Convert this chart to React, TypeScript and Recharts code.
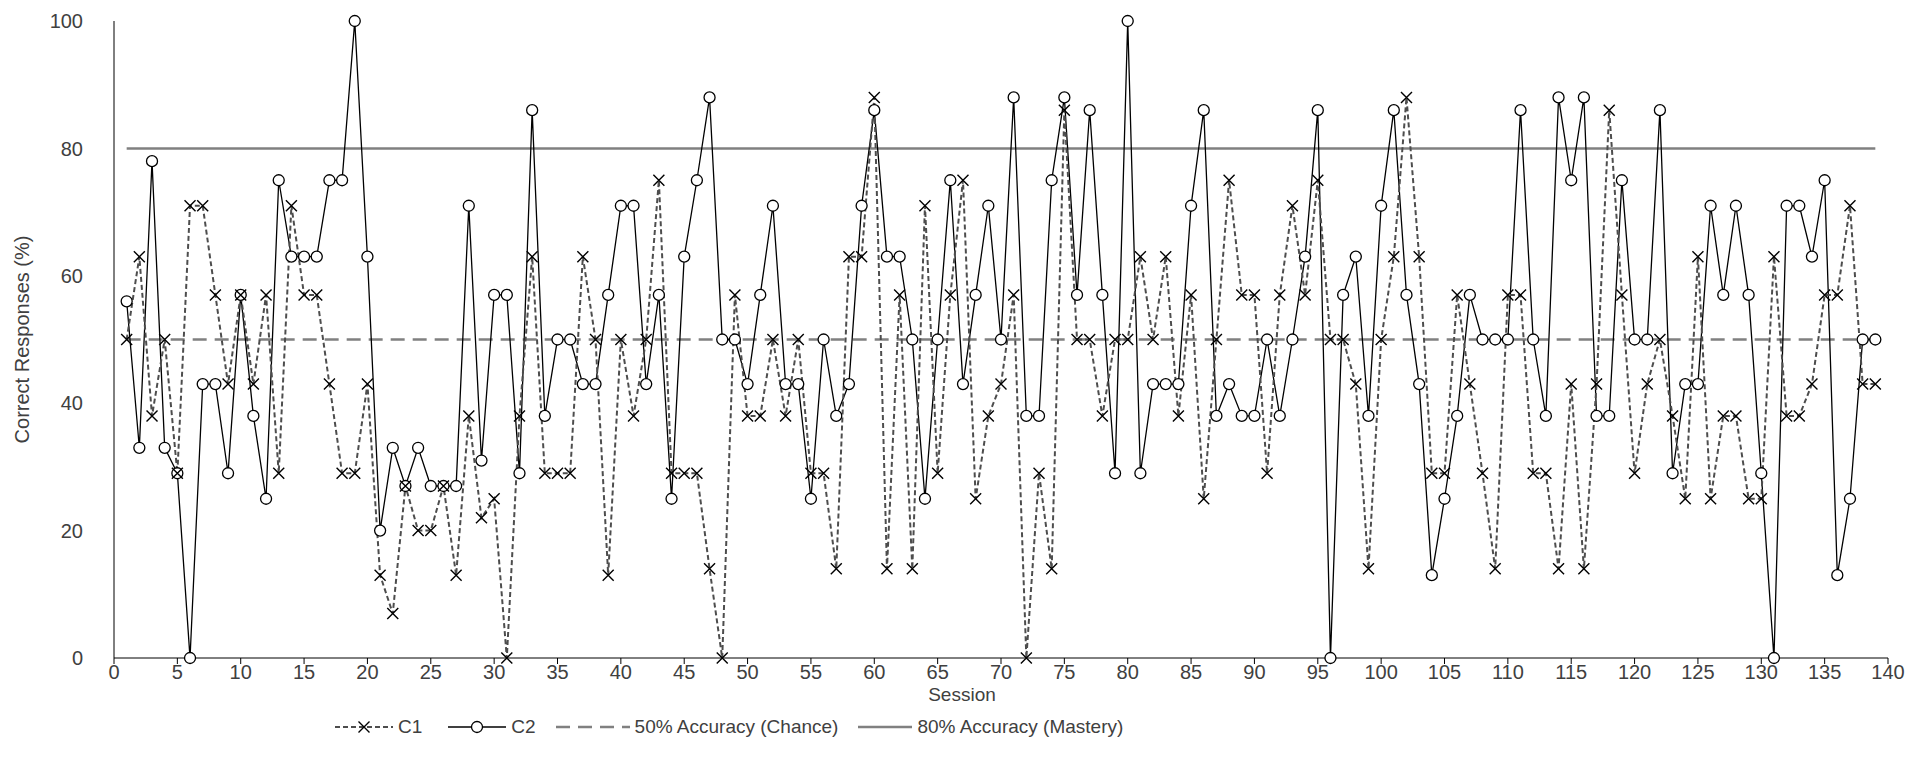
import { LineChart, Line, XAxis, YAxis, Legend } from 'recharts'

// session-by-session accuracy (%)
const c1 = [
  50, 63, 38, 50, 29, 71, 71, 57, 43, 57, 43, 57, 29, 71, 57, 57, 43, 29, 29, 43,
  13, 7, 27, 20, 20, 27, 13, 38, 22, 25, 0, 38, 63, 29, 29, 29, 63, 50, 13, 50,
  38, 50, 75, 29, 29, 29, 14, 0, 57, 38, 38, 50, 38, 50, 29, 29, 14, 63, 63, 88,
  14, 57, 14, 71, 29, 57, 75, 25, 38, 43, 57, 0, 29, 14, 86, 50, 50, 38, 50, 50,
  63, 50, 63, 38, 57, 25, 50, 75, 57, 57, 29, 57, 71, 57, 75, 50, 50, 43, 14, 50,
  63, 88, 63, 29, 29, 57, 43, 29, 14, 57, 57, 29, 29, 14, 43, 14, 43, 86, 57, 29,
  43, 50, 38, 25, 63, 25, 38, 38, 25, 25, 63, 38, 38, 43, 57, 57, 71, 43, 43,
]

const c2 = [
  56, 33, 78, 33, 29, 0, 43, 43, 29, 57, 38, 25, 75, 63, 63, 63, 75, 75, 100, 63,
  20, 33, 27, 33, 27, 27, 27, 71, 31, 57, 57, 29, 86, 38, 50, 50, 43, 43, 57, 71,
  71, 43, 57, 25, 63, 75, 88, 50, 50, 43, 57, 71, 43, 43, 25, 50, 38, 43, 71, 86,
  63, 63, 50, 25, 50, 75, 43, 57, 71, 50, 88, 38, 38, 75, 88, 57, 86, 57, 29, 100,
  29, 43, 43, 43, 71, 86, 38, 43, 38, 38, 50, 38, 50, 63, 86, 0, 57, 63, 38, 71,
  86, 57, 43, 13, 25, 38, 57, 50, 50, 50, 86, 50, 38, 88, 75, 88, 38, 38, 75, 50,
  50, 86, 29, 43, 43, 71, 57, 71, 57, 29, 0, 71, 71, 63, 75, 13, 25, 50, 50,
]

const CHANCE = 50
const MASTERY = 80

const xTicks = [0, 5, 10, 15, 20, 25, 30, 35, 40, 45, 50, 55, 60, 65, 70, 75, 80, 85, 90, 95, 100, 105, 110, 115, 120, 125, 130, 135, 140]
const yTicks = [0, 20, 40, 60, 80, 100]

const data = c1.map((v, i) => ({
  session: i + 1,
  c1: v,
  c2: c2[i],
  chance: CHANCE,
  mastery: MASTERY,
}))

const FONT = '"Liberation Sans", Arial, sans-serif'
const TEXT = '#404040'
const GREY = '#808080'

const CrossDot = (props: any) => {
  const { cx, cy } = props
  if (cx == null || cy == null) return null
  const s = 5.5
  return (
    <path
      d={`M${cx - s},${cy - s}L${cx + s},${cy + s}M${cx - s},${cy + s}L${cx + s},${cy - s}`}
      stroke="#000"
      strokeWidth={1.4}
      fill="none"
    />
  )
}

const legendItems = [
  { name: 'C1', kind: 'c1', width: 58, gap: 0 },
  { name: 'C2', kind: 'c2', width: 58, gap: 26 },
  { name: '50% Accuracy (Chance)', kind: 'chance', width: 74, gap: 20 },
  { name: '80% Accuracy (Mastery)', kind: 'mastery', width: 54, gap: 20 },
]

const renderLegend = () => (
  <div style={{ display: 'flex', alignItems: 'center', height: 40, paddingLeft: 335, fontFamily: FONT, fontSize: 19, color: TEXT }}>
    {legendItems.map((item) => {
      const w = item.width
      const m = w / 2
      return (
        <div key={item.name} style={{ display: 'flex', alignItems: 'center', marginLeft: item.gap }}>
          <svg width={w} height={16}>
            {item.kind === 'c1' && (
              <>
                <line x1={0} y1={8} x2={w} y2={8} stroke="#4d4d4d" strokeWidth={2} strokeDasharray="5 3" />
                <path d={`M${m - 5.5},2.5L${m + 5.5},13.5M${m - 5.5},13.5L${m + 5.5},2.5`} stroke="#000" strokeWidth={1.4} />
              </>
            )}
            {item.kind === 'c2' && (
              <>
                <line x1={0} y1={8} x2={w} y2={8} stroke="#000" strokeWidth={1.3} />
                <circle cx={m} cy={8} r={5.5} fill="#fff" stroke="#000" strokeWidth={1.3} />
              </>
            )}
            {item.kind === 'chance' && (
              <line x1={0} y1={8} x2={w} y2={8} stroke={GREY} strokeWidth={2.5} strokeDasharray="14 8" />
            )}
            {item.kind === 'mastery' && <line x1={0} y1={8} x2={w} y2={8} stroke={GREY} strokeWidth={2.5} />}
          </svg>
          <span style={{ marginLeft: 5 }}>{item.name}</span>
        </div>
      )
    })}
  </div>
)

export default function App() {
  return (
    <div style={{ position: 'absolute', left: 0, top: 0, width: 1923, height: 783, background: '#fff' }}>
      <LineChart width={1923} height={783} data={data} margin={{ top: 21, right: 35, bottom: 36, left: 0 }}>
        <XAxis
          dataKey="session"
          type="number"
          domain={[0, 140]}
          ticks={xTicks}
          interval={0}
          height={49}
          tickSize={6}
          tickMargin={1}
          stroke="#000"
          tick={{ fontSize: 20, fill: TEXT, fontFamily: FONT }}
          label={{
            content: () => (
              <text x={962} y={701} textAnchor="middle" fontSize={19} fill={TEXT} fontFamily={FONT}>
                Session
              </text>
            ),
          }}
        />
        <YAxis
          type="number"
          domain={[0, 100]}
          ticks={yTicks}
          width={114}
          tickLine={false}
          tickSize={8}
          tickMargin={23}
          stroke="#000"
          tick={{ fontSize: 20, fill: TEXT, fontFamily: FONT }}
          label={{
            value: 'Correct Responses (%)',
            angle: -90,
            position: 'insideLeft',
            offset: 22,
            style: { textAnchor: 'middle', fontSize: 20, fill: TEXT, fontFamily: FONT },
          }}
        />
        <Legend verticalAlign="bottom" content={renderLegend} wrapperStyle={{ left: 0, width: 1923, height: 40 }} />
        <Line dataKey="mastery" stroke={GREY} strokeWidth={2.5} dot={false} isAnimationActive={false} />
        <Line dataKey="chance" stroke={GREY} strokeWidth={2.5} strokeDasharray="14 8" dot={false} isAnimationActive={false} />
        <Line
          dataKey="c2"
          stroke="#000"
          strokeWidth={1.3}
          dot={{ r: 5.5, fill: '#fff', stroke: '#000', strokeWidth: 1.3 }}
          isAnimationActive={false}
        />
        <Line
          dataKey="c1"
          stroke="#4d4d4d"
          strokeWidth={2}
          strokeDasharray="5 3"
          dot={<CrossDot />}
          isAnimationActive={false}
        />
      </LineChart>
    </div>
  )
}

------------------------------------------------------------------------

What you are asked to do: Repeat the material above verbatim, with no pictures in the output.

Solution for this exercise:
Convert this chart to React, TypeScript and Recharts code.
import { LineChart, Line, XAxis, YAxis, Legend } from 'recharts'

// session-by-session accuracy (%)
const c1 = [
  50, 63, 38, 50, 29, 71, 71, 57, 43, 57, 43, 57, 29, 71, 57, 57, 43, 29, 29, 43,
  13, 7, 27, 20, 20, 27, 13, 38, 22, 25, 0, 38, 63, 29, 29, 29, 63, 50, 13, 50,
  38, 50, 75, 29, 29, 29, 14, 0, 57, 38, 38, 50, 38, 50, 29, 29, 14, 63, 63, 88,
  14, 57, 14, 71, 29, 57, 75, 25, 38, 43, 57, 0, 29, 14, 86, 50, 50, 38, 50, 50,
  63, 50, 63, 38, 57, 25, 50, 75, 57, 57, 29, 57, 71, 57, 75, 50, 50, 43, 14, 50,
  63, 88, 63, 29, 29, 57, 43, 29, 14, 57, 57, 29, 29, 14, 43, 14, 43, 86, 57, 29,
  43, 50, 38, 25, 63, 25, 38, 38, 25, 25, 63, 38, 38, 43, 57, 57, 71, 43, 43,
]

const c2 = [
  56, 33, 78, 33, 29, 0, 43, 43, 29, 57, 38, 25, 75, 63, 63, 63, 75, 75, 100, 63,
  20, 33, 27, 33, 27, 27, 27, 71, 31, 57, 57, 29, 86, 38, 50, 50, 43, 43, 57, 71,
  71, 43, 57, 25, 63, 75, 88, 50, 50, 43, 57, 71, 43, 43, 25, 50, 38, 43, 71, 86,
  63, 63, 50, 25, 50, 75, 43, 57, 71, 50, 88, 38, 38, 75, 88, 57, 86, 57, 29, 100,
  29, 43, 43, 43, 71, 86, 38, 43, 38, 38, 50, 38, 50, 63, 86, 0, 57, 63, 38, 71,
  86, 57, 43, 13, 25, 38, 57, 50, 50, 50, 86, 50, 38, 88, 75, 88, 38, 38, 75, 50,
  50, 86, 29, 43, 43, 71, 57, 71, 57, 29, 0, 71, 71, 63, 75, 13, 25, 50, 50,
]

const CHANCE = 50
const MASTERY = 80

const xTicks = [0, 5, 10, 15, 20, 25, 30, 35, 40, 45, 50, 55, 60, 65, 70, 75, 80, 85, 90, 95, 100, 105, 110, 115, 120, 125, 130, 135, 140]
const yTicks = [0, 20, 40, 60, 80, 100]

const data = c1.map((v, i) => ({
  session: i + 1,
  c1: v,
  c2: c2[i],
  chance: CHANCE,
  mastery: MASTERY,
}))

const FONT = '"Liberation Sans", Arial, sans-serif'
const TEXT = '#404040'
const GREY = '#808080'

const CrossDot = (props: any) => {
  const { cx, cy } = props
  if (cx == null || cy == null) return null
  const s = 5.5
  return (
    <path
      d={`M${cx - s},${cy - s}L${cx + s},${cy + s}M${cx - s},${cy + s}L${cx + s},${cy - s}`}
      stroke="#000"
      strokeWidth={1.4}
      fill="none"
    />
  )
}

const legendItems = [
  { name: 'C1', kind: 'c1', width: 58, gap: 0 },
  { name: 'C2', kind: 'c2', width: 58, gap: 26 },
  { name: '50% Accuracy (Chance)', kind: 'chance', width: 74, gap: 20 },
  { name: '80% Accuracy (Mastery)', kind: 'mastery', width: 54, gap: 20 },
]

const renderLegend = () => (
  <div style={{ display: 'flex', alignItems: 'center', height: 40, paddingLeft: 335, fontFamily: FONT, fontSize: 19, color: TEXT }}>
    {legendItems.map((item) => {
      const w = item.width
      const m = w / 2
      return (
        <div key={item.name} style={{ display: 'flex', alignItems: 'center', marginLeft: item.gap }}>
          <svg width={w} height={16}>
            {item.kind === 'c1' && (
              <>
                <line x1={0} y1={8} x2={w} y2={8} stroke="#4d4d4d" strokeWidth={2} strokeDasharray="5 3" />
                <path d={`M${m - 5.5},2.5L${m + 5.5},13.5M${m - 5.5},13.5L${m + 5.5},2.5`} stroke="#000" strokeWidth={1.4} />
              </>
            )}
            {item.kind === 'c2' && (
              <>
                <line x1={0} y1={8} x2={w} y2={8} stroke="#000" strokeWidth={1.3} />
                <circle cx={m} cy={8} r={5.5} fill="#fff" stroke="#000" strokeWidth={1.3} />
              </>
            )}
            {item.kind === 'chance' && (
              <line x1={0} y1={8} x2={w} y2={8} stroke={GREY} strokeWidth={2.5} strokeDasharray="14 8" />
            )}
            {item.kind === 'mastery' && <line x1={0} y1={8} x2={w} y2={8} stroke={GREY} strokeWidth={2.5} />}
          </svg>
          <span style={{ marginLeft: 5 }}>{item.name}</span>
        </div>
      )
    })}
  </div>
)

export default function App() {
  return (
    <div style={{ position: 'absolute', left: 0, top: 0, width: 1923, height: 783, background: '#fff' }}>
      <LineChart width={1923} height={783} data={data} margin={{ top: 21, right: 35, bottom: 36, left: 0 }}>
        <XAxis
          dataKey="session"
          type="number"
          domain={[0, 140]}
          ticks={xTicks}
          interval={0}
          height={49}
          tickSize={6}
          tickMargin={1}
          stroke="#000"
          tick={{ fontSize: 20, fill: TEXT, fontFamily: FONT }}
          label={{
            content: () => (
              <text x={962} y={701} textAnchor="middle" fontSize={19} fill={TEXT} fontFamily={FONT}>
                Session
              </text>
            ),
          }}
        />
        <YAxis
          type="number"
          domain={[0, 100]}
          ticks={yTicks}
          width={114}
          tickLine={false}
          tickSize={8}
          tickMargin={23}
          stroke="#000"
          tick={{ fontSize: 20, fill: TEXT, fontFamily: FONT }}
          label={{
            value: 'Correct Responses (%)',
            angle: -90,
            position: 'insideLeft',
            offset: 22,
            style: { textAnchor: 'middle', fontSize: 20, fill: TEXT, fontFamily: FONT },
          }}
        />
        <Legend verticalAlign="bottom" content={renderLegend} wrapperStyle={{ left: 0, width: 1923, height: 40 }} />
        <Line dataKey="mastery" stroke={GREY} strokeWidth={2.5} dot={false} isAnimationActive={false} />
        <Line dataKey="chance" stroke={GREY} strokeWidth={2.5} strokeDasharray="14 8" dot={false} isAnimationActive={false} />
        <Line
          dataKey="c2"
          stroke="#000"
          strokeWidth={1.3}
          dot={{ r: 5.5, fill: '#fff', stroke: '#000', strokeWidth: 1.3 }}
          isAnimationActive={false}
        />
        <Line
          dataKey="c1"
          stroke="#4d4d4d"
          strokeWidth={2}
          strokeDasharray="5 3"
          dot={<CrossDot />}
          isAnimationActive={false}
        />
      </LineChart>
    </div>
  )
}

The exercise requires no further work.